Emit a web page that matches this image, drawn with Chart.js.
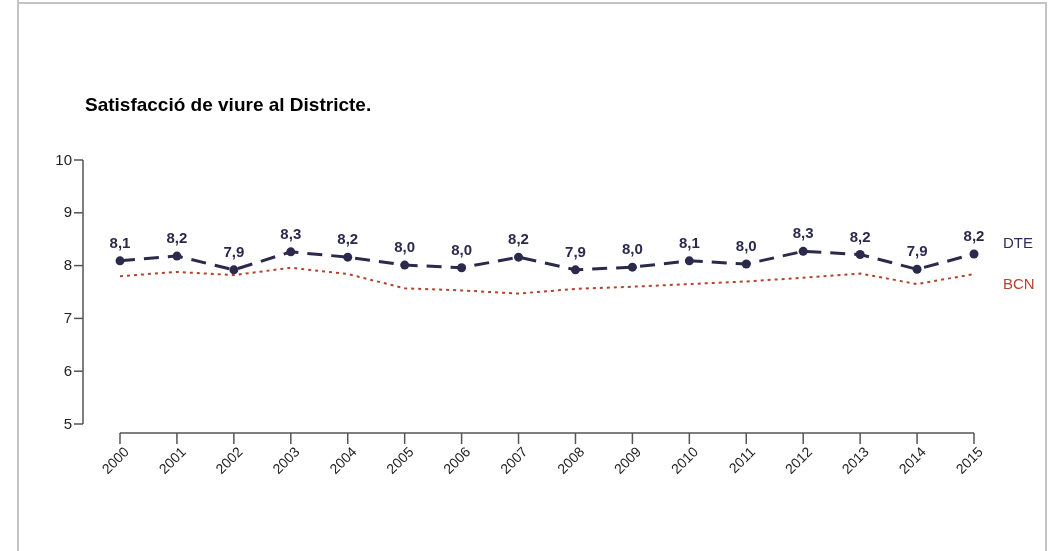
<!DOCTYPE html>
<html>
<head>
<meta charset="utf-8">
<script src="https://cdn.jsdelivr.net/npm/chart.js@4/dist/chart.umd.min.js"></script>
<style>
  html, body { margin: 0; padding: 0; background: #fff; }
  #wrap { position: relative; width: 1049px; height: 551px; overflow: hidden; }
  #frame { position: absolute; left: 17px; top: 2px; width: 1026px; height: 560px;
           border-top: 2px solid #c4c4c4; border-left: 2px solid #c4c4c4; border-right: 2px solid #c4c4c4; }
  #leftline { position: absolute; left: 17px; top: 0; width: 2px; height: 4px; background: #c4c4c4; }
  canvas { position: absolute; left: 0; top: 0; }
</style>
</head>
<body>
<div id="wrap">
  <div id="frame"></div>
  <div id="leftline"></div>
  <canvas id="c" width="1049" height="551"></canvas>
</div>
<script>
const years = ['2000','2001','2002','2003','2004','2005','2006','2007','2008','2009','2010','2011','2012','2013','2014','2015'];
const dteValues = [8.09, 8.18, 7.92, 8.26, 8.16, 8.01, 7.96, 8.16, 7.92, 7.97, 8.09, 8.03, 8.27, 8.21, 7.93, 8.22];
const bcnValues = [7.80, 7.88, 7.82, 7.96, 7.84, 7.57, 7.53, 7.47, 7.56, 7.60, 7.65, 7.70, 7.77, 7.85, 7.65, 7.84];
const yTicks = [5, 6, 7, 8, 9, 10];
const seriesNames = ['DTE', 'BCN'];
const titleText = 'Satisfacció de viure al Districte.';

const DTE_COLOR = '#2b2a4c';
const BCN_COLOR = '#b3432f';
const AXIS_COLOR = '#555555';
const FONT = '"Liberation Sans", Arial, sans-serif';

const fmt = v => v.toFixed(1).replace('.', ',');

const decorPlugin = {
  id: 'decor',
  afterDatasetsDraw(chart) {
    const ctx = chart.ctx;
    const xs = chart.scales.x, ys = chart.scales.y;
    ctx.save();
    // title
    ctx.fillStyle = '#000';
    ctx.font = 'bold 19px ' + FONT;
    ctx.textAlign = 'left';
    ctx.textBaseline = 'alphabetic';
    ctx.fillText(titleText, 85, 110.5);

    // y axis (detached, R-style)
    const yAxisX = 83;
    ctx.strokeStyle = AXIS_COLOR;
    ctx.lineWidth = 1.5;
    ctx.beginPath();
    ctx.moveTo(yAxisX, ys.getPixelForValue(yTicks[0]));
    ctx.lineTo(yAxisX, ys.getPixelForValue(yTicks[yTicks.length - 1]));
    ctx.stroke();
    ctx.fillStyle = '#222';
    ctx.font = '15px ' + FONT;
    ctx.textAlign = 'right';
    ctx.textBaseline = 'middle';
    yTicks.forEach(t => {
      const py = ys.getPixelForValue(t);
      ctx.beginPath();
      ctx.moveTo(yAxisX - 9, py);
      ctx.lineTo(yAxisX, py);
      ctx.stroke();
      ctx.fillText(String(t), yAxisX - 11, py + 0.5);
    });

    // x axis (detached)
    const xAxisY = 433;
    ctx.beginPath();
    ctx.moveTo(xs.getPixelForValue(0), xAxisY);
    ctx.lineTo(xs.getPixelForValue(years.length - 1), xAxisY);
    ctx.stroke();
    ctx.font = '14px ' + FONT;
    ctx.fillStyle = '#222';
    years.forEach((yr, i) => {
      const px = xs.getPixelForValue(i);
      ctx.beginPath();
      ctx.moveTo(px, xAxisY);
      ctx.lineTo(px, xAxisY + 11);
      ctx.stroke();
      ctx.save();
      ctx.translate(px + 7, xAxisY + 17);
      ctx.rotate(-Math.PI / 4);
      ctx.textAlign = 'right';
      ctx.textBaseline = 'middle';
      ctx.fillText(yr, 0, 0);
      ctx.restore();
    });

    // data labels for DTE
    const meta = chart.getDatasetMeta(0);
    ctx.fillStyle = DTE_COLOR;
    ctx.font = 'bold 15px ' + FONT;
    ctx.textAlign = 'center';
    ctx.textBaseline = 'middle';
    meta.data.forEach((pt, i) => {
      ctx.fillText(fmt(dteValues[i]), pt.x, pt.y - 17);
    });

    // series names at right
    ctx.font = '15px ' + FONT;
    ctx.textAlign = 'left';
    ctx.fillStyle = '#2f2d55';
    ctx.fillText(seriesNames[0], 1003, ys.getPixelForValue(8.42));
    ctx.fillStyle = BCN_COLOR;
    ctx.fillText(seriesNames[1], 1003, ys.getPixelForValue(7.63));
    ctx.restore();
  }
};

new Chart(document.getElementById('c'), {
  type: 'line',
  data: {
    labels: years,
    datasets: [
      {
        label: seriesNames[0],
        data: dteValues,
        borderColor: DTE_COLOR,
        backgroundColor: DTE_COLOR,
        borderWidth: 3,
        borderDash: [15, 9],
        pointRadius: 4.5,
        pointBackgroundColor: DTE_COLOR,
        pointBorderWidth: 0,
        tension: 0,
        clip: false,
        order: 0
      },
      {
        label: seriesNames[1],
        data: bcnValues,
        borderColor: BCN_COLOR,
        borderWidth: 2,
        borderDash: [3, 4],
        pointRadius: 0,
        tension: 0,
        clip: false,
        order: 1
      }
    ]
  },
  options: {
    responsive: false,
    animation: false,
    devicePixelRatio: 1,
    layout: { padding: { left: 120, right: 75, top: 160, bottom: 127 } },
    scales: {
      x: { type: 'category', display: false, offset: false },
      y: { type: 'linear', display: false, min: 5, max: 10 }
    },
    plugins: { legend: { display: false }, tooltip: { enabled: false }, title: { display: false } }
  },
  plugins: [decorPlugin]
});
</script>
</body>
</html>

What you are asked to do:
Restate the listing above word for word, and skip the pictures.

The result:
Emit a web page that matches this image, drawn with Chart.js.
<!DOCTYPE html>
<html>
<head>
<meta charset="utf-8">
<script src="https://cdn.jsdelivr.net/npm/chart.js@4/dist/chart.umd.min.js"></script>
<style>
  html, body { margin: 0; padding: 0; background: #fff; }
  #wrap { position: relative; width: 1049px; height: 551px; overflow: hidden; }
  #frame { position: absolute; left: 17px; top: 2px; width: 1026px; height: 560px;
           border-top: 2px solid #c4c4c4; border-left: 2px solid #c4c4c4; border-right: 2px solid #c4c4c4; }
  #leftline { position: absolute; left: 17px; top: 0; width: 2px; height: 4px; background: #c4c4c4; }
  canvas { position: absolute; left: 0; top: 0; }
</style>
</head>
<body>
<div id="wrap">
  <div id="frame"></div>
  <div id="leftline"></div>
  <canvas id="c" width="1049" height="551"></canvas>
</div>
<script>
const years = ['2000','2001','2002','2003','2004','2005','2006','2007','2008','2009','2010','2011','2012','2013','2014','2015'];
const dteValues = [8.09, 8.18, 7.92, 8.26, 8.16, 8.01, 7.96, 8.16, 7.92, 7.97, 8.09, 8.03, 8.27, 8.21, 7.93, 8.22];
const bcnValues = [7.80, 7.88, 7.82, 7.96, 7.84, 7.57, 7.53, 7.47, 7.56, 7.60, 7.65, 7.70, 7.77, 7.85, 7.65, 7.84];
const yTicks = [5, 6, 7, 8, 9, 10];
const seriesNames = ['DTE', 'BCN'];
const titleText = 'Satisfacció de viure al Districte.';

const DTE_COLOR = '#2b2a4c';
const BCN_COLOR = '#b3432f';
const AXIS_COLOR = '#555555';
const FONT = '"Liberation Sans", Arial, sans-serif';

const fmt = v => v.toFixed(1).replace('.', ',');

const decorPlugin = {
  id: 'decor',
  afterDatasetsDraw(chart) {
    const ctx = chart.ctx;
    const xs = chart.scales.x, ys = chart.scales.y;
    ctx.save();
    // title
    ctx.fillStyle = '#000';
    ctx.font = 'bold 19px ' + FONT;
    ctx.textAlign = 'left';
    ctx.textBaseline = 'alphabetic';
    ctx.fillText(titleText, 85, 110.5);

    // y axis (detached, R-style)
    const yAxisX = 83;
    ctx.strokeStyle = AXIS_COLOR;
    ctx.lineWidth = 1.5;
    ctx.beginPath();
    ctx.moveTo(yAxisX, ys.getPixelForValue(yTicks[0]));
    ctx.lineTo(yAxisX, ys.getPixelForValue(yTicks[yTicks.length - 1]));
    ctx.stroke();
    ctx.fillStyle = '#222';
    ctx.font = '15px ' + FONT;
    ctx.textAlign = 'right';
    ctx.textBaseline = 'middle';
    yTicks.forEach(t => {
      const py = ys.getPixelForValue(t);
      ctx.beginPath();
      ctx.moveTo(yAxisX - 9, py);
      ctx.lineTo(yAxisX, py);
      ctx.stroke();
      ctx.fillText(String(t), yAxisX - 11, py + 0.5);
    });

    // x axis (detached)
    const xAxisY = 433;
    ctx.beginPath();
    ctx.moveTo(xs.getPixelForValue(0), xAxisY);
    ctx.lineTo(xs.getPixelForValue(years.length - 1), xAxisY);
    ctx.stroke();
    ctx.font = '14px ' + FONT;
    ctx.fillStyle = '#222';
    years.forEach((yr, i) => {
      const px = xs.getPixelForValue(i);
      ctx.beginPath();
      ctx.moveTo(px, xAxisY);
      ctx.lineTo(px, xAxisY + 11);
      ctx.stroke();
      ctx.save();
      ctx.translate(px + 7, xAxisY + 17);
      ctx.rotate(-Math.PI / 4);
      ctx.textAlign = 'right';
      ctx.textBaseline = 'middle';
      ctx.fillText(yr, 0, 0);
      ctx.restore();
    });

    // data labels for DTE
    const meta = chart.getDatasetMeta(0);
    ctx.fillStyle = DTE_COLOR;
    ctx.font = 'bold 15px ' + FONT;
    ctx.textAlign = 'center';
    ctx.textBaseline = 'middle';
    meta.data.forEach((pt, i) => {
      ctx.fillText(fmt(dteValues[i]), pt.x, pt.y - 17);
    });

    // series names at right
    ctx.font = '15px ' + FONT;
    ctx.textAlign = 'left';
    ctx.fillStyle = '#2f2d55';
    ctx.fillText(seriesNames[0], 1003, ys.getPixelForValue(8.42));
    ctx.fillStyle = BCN_COLOR;
    ctx.fillText(seriesNames[1], 1003, ys.getPixelForValue(7.63));
    ctx.restore();
  }
};

new Chart(document.getElementById('c'), {
  type: 'line',
  data: {
    labels: years,
    datasets: [
      {
        label: seriesNames[0],
        data: dteValues,
        borderColor: DTE_COLOR,
        backgroundColor: DTE_COLOR,
        borderWidth: 3,
        borderDash: [15, 9],
        pointRadius: 4.5,
        pointBackgroundColor: DTE_COLOR,
        pointBorderWidth: 0,
        tension: 0,
        clip: false,
        order: 0
      },
      {
        label: seriesNames[1],
        data: bcnValues,
        borderColor: BCN_COLOR,
        borderWidth: 2,
        borderDash: [3, 4],
        pointRadius: 0,
        tension: 0,
        clip: false,
        order: 1
      }
    ]
  },
  options: {
    responsive: false,
    animation: false,
    devicePixelRatio: 1,
    layout: { padding: { left: 120, right: 75, top: 160, bottom: 127 } },
    scales: {
      x: { type: 'category', display: false, offset: false },
      y: { type: 'linear', display: false, min: 5, max: 10 }
    },
    plugins: { legend: { display: false }, tooltip: { enabled: false }, title: { display: false } }
  },
  plugins: [decorPlugin]
});
</script>
</body>
</html>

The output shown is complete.